Nelle prossime settimane Pdl e Lega Nord dovranno necessariamente trovare un accordo sul candidato comune da far correre alla presidenza della Regione Lombardia, da scegliere al proprio interno o in aree della società civile vicine al partito. Nel caso in cui non dovesse andare in porto la trattativa con il partito di via Bellerio, già pronto a schierare il segretario Roberto Maroni, il Popolo della Libertà potrebbe ricorrere come extrema ratio alle primarie di coalizione. È sostanzialmente questo l’esito dell’incontro tra i vertici lombardi del partito che ha avuto luogo lunedì nella sede di Viale Monza, a cui hanno partecipato il governatore uscente Roberto Formigoni, Ignazio La Russa, Maurizio Lupi, Paolo Romani, Daniela Santanchè e Massimo Corsaro. Tra loro anche il coordinatore regionale, Mario Mantovani, raggiunto da IlSussidiario.net.



Cosa può dirci dell’incontro di ieri?

In Lombardia si sta semplicemente cercando la sintesi migliore di quella che può essere la prosecuzione del buon governo che abbiamo avuto in questi ultimi 17 anni.

Cosa significa in questo caso “sintesi”?

Fare sintesi significa cercare un candidato utile che possa rappresentare innanzitutto l’intero centrodestra lombardo. Insomma, come a livello nazionale, è necessario riproporre la figura di un candidato governatore di rilievo che vorremmo possa essere indicato dal Popolo della Libertà, ma che comunque sarà frutto di una decisione presa insieme alla Lega Nord.



Cosa significherebbe però vedere Maroni alla guida del Pirellone?

Visto che la Lega è già alla guida di due regioni del Nord, sono dell’idea che si possa benissimo convergere su un candidato del Popolo della Libertà.

Come mai è così complicato giungere a una soluzione?

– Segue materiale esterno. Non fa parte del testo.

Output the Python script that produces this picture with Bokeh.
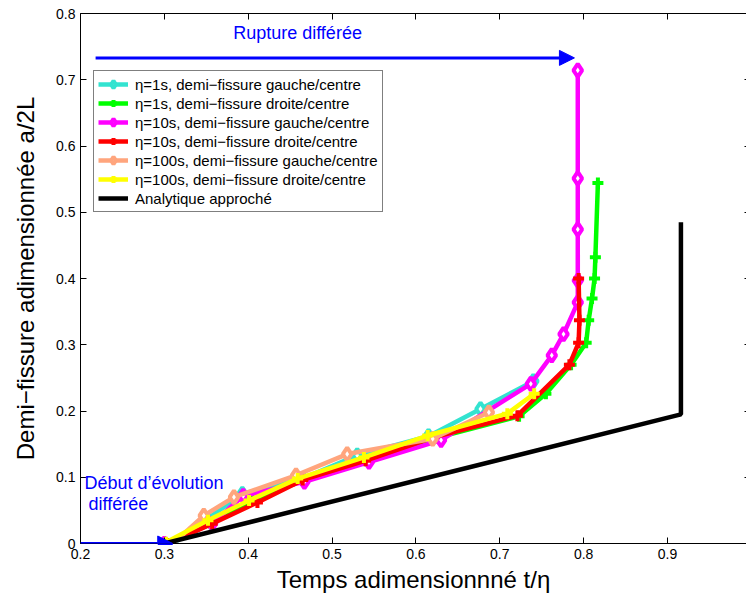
from bokeh.plotting import figure
from bokeh.models import (Range1d, FixedTicker, LinearAxis, Label, Arrow,
                          NormalHead, CustomJSTickFormatter)
from bokeh.embed import file_html
from bokeh.resources import INLINE

# ---------------- data ----------------
x_ticks = [0.2, 0.3, 0.4, 0.5, 0.6, 0.7, 0.8, 0.9]
y_ticks = [0.0, 0.1, 0.2, 0.3, 0.4, 0.5, 0.6, 0.7, 0.8]

series_labels = [
    "η=1s, demi−fissure gauche/centre",
    "η=1s, demi−fissure droite/centre",
    "η=10s, demi−fissure gauche/centre",
    "η=10s, demi−fissure droite/centre",
    "η=100s, demi−fissure gauche/centre",
    "η=100s, demi−fissure droite/centre",
]
analytic_label = "Analytique approché"

t_eta1_gauche = [0.305, 0.350, 0.393, 0.465, 0.530, 0.615, 0.677, 0.740]
a_eta1_gauche = [-0.005, 0.036, 0.075, 0.098, 0.133, 0.162, 0.203, 0.245]

t_eta1_droite = [0.305, 0.355, 0.405, 0.465, 0.540, 0.620, 0.723, 0.755,
                 0.785, 0.803, 0.806, 0.810, 0.813, 0.814, 0.817]
a_eta1_droite = [0.000, 0.030, 0.065, 0.095, 0.125, 0.158, 0.192, 0.226,
                 0.270, 0.303, 0.337, 0.370, 0.400, 0.432, 0.544]

t_eta10_gauche = [0.300, 0.357, 0.394, 0.467, 0.544, 0.630, 0.737, 0.762,
                  0.776, 0.793, 0.793, 0.793, 0.793, 0.793]
a_eta10_gauche = [0.000, 0.030, 0.072, 0.093, 0.123, 0.156, 0.241, 0.284,
                  0.316, 0.364, 0.397, 0.474, 0.551, 0.714]

t_eta10_droite = [0.305, 0.357, 0.411, 0.465, 0.540, 0.620, 0.721, 0.783,
                  0.794, 0.795, 0.794]
a_eta10_droite = [0.000, 0.030, 0.062, 0.096, 0.125, 0.160, 0.193, 0.270,
                  0.303, 0.337, 0.400]

t_eta100_gauche = [0.305, 0.347, 0.383, 0.457, 0.518, 0.620, 0.687]
a_eta100_gauche = [-0.006, 0.042, 0.070, 0.103, 0.135, 0.158, 0.198]

t_eta100_droite = [0.302, 0.352, 0.401, 0.459, 0.538, 0.614, 0.709, 0.741]
a_eta100_droite = [0.002, 0.035, 0.065, 0.098, 0.130, 0.163, 0.196, 0.226]

t_analytic = [0.300, 0.916, 0.916]
a_analytic = [0.000, 0.195, 0.485]

# annotation arrows (data coordinates)
rupture_arrow_t = [0.218, 0.789]
rupture_arrow_a = [0.733, 0.733]
debut_arrow_t = [0.200, 0.310]
debut_arrow_a = [0.000, 0.000]

# ---------------- styling ----------------
colors = ["#33E3D0", "#00FF00", "#FF00FF", "#FF0000", "#FFA57D", "#FFFF00"]
marker_kinds = ["diamond", "plus", "diamond", "plus", "diamond", "plus"]
FONT = "Liberation Sans"

series_t = [t_eta1_gauche, t_eta1_droite, t_eta10_gauche, t_eta10_droite,
            t_eta100_gauche, t_eta100_droite]
series_a = [a_eta1_gauche, a_eta1_droite, a_eta10_gauche, a_eta10_droite,
            a_eta100_gauche, a_eta100_droite]

p = figure(width=746, height=600,
           x_range=Range1d(0.2, 0.9942), y_range=Range1d(0.0, 0.8),
           output_backend="svg", toolbar_location=None,
           min_border_left=80, min_border_right=0,
           min_border_top=13, min_border_bottom=57)
p.grid.visible = False
p.outline_line_color = None
p.background_fill_color = "white"
p.border_fill_color = "white"

for t, a, c, m, lbl in zip(series_t, series_a, colors, marker_kinds, series_labels):
    p.line(t, a, line_color=c, line_width=4.5, legend_label=lbl)
    if m == "diamond":
        p.scatter(t, a, marker="diamond", size=13,
                  line_color=c, fill_color="white", line_width=4,
                  legend_label=lbl)
    else:
        p.scatter(t, a, marker="cross", size=11, line_color=c,
                  line_width=4, legend_label=lbl)

p.line(t_analytic, a_analytic, line_color="black", line_width=4.5,
       legend_label=analytic_label)

# arrows and texts
p.add_layout(Arrow(end=NormalHead(size=15, fill_color="#0000FF", line_color="#0000FF"),
                   x_start=rupture_arrow_t[0], y_start=rupture_arrow_a[0],
                   x_end=rupture_arrow_t[1], y_end=rupture_arrow_a[1],
                   line_color="#0000FF", line_width=3))
p.add_layout(Arrow(end=NormalHead(size=15, fill_color="#0000FF", line_color="#0000FF"),
                   x_start=debut_arrow_t[0], y_start=debut_arrow_a[0],
                   x_end=debut_arrow_t[1], y_end=debut_arrow_a[1],
                   line_color="#0000FF", line_width=3))

p.add_layout(Label(x=0.4588, y=0.770, text="Rupture différée",
                   text_align="center", text_baseline="middle",
                   text_font=FONT, text_font_size="18px", text_color="#0000FF"))
p.add_layout(Label(x=0.2048, y=0.0906, text="Début d’évolution",
                   text_align="left", text_baseline="middle",
                   text_font=FONT, text_font_size="18px", text_color="#0000FF"))
p.add_layout(Label(x=0.2095, y=0.0596, text="différée",
                   text_align="left", text_baseline="middle",
                   text_font=FONT, text_font_size="18px", text_color="#0000FF"))

# axes
xa = p.xaxis[0]
xa.ticker = FixedTicker(ticks=x_ticks)
xa.axis_label = "Temps adimensionnné t/η"
ya = p.yaxis[0]
ya.ticker = FixedTicker(ticks=y_ticks)
ya.major_label_overrides = {0: "0"}
ya.axis_label = "Demi−fissure adimensionnée a/2L"
for ax in (xa, ya):
    ax.major_tick_in = 6
    ax.major_tick_out = 0
    ax.minor_tick_line_color = None
    ax.axis_line_color = "black"
    ax.major_tick_line_color = "black"
    ax.major_label_text_font = FONT
    ax.major_label_text_font_size = "14px"
    ax.major_label_text_color = "black"
    ax.axis_label_text_font = FONT
    ax.axis_label_text_font_size = "24px"
    ax.axis_label_text_font_style = "normal"
    ax.axis_label_text_color = "black"
xa.major_label_standoff = 5
xa.axis_label_standoff = 4
ya.major_label_standoff = 5
ya.axis_label_standoff = 14

top = LinearAxis(ticker=FixedTicker(ticks=x_ticks),
                 formatter=CustomJSTickFormatter(code="return ''"),
                 major_tick_in=6, major_tick_out=0, minor_tick_line_color=None,
                 major_label_standoff=0, major_label_text_font_size="0px",
                 axis_line_color="black")
p.add_layout(top, "above")

right = LinearAxis(ticker=FixedTicker(ticks=y_ticks),
                   formatter=CustomJSTickFormatter(code="return ''"),
                   major_tick_in=2, major_tick_out=0, minor_tick_line_color=None,
                   major_label_standoff=0, major_label_text_font_size="0px",
                   axis_line_color=None)
p.add_layout(right, "right")

# legend
lg = p.legend[0]
lg.location = (13, 331)
lg.border_line_color = "black"
lg.border_line_width = 1
lg.background_fill_color = "white"
lg.background_fill_alpha = 1
lg.padding = 4
lg.spacing = 1
lg.margin = 0
lg.label_height = 18
lg.glyph_height = 18
lg.glyph_width = 30
lg.label_standoff = 7
lg.label_text_font = FONT
lg.label_text_font_size = "15px"
lg.label_text_color = "black"

open("out.html", "w").write(file_html(p, INLINE))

Purtroppo c’è stata qualche fuga in avanti, soprattutto riguardo la candidatura di Albertini.

Cosa intende?

E’ senza dubbio una candidatura molto buona ma, se fosse stata condivisa ai tavoli regionali prima di essere lanciata autonomamente dallo stesso Albertini, convinto di rappresentare una nuova formula del Ppe italiano, forse saremmo già a buon punto.



Quindi Albertini non avrebbe dovuto farsi avanti da solo?

Avrebbe dovuto rispettare le modalità classiche che sono appunto quelle di essere chiamati anziché proporsi e imporsi. Così facendo credo abbia messo un po’ in difficoltà tutta la macchina. Si tratta dunque di recuperare e di vedere se ci sono le premesse di proseguire sulla candidatura di Albertini, altrimenti bisognerà fare con la Lega una riflessione comune.

 

E in quel caso potrebbero entrare in gioco le primarie.

Di certo non sono escluse, ma restano comunque un’ultima possibilità nel caso in cui non si riuscisse proprio ad arrivare a una soluzione comune.

 

Lei ha recentemente detto che l’ipotesi di voto il 10 marzo rende comunque meno urgente la scelta. Non crede però si debba chiudere al più presto la faccenda?

Se la data del voto fosse stata il 27 gennaio o il 10 febbraio tutto sarebbe stato ovviamente diverso. Adesso abbiamo oltre tre mesi di tempo per giungere a una conclusione che può essere il più ponderata possibile.

 

I nomi sul tavolo restano quelli di Maroni e Albertini oppure potrebbero spuntarne di nuovi?

Quelle di Maroni e Albertini sono entrambe buone candidature, l’importante è trovare una soluzione. In caso contrario, potremmo optare per un nome di sintesi: per ora niente è escluso.